Thomas Tsotsis, Ph.D.
Thomas Tsotsis, Ph.D.
Technical Fellow
The Boeing Company
Bio: 

Dr. Thomas K. Tsotsis is a Technical Fellow for Boeing Research & Technology in Huntington Beach, CA in Materials and Structures Technology. He received his Ph.D. in Mechanical Engineering and his M.S. in Chemical Engineering from Texas A&M University in 1989 and 1986, respectively. He received his B.S. in Mechanical Engineering from Washington University in St. Louis, in 1983. Dr. Tsotsis has over 30 years of experience in composite-materials development, testing, and analysis and has mainly been involved in the development of advanced preforming and liquid-molding technologies for composite materials.
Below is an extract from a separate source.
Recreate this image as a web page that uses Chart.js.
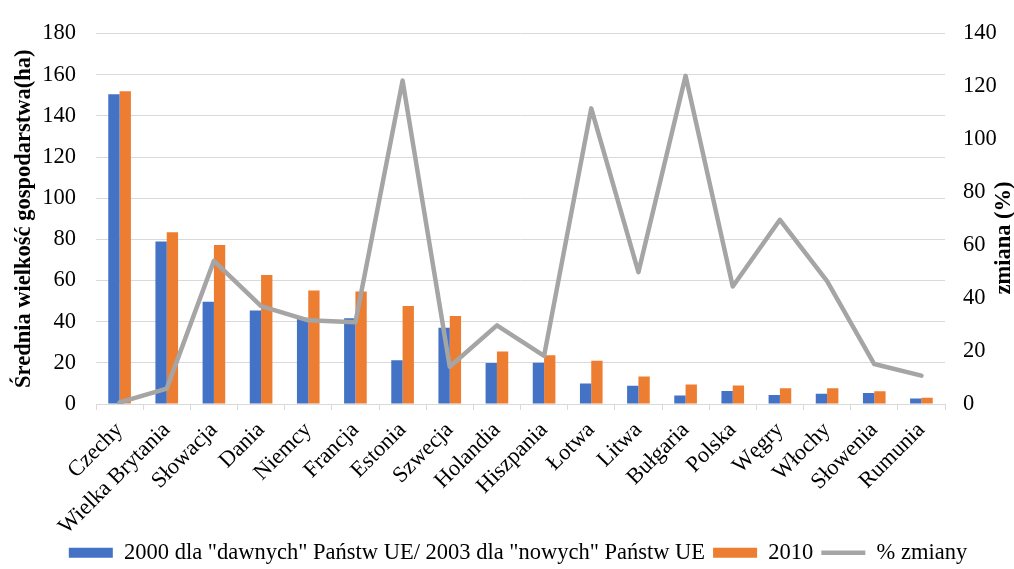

Dr. Tsotsis has served as the Principal Investigator and/or project manager on multiple CRAD, IAD, and IRAD programs and has supported both BCA and BDS products. He was responsible for the qualification of the first vacuum-assisted resin-transfer molding resin for aerospace for application to the C-17 and 717 and led the development of an interlayer-toughening veil that is being used by Boeing Aerostructures Australia for the moveable trailing edge of the 787 wing, for which he was a member of the team that won the 2008 JEC Innovation Award in Aeronautics and Space. He was also a member of the Technology Scouting & Evaluation group in Boeing’s Global Technology Office. Dr. Tsotsis is leading a project to develop hollow carbon fibers and has been active in the development of high-temperature polymer-matrix composites, novel carbon fibers, nanocomposites, as well as ceramic-matrix composites for thermal-protection systems. Dr. Tsotsis has thirty U.S. patents and over thirty publications in peer-reviewed journals.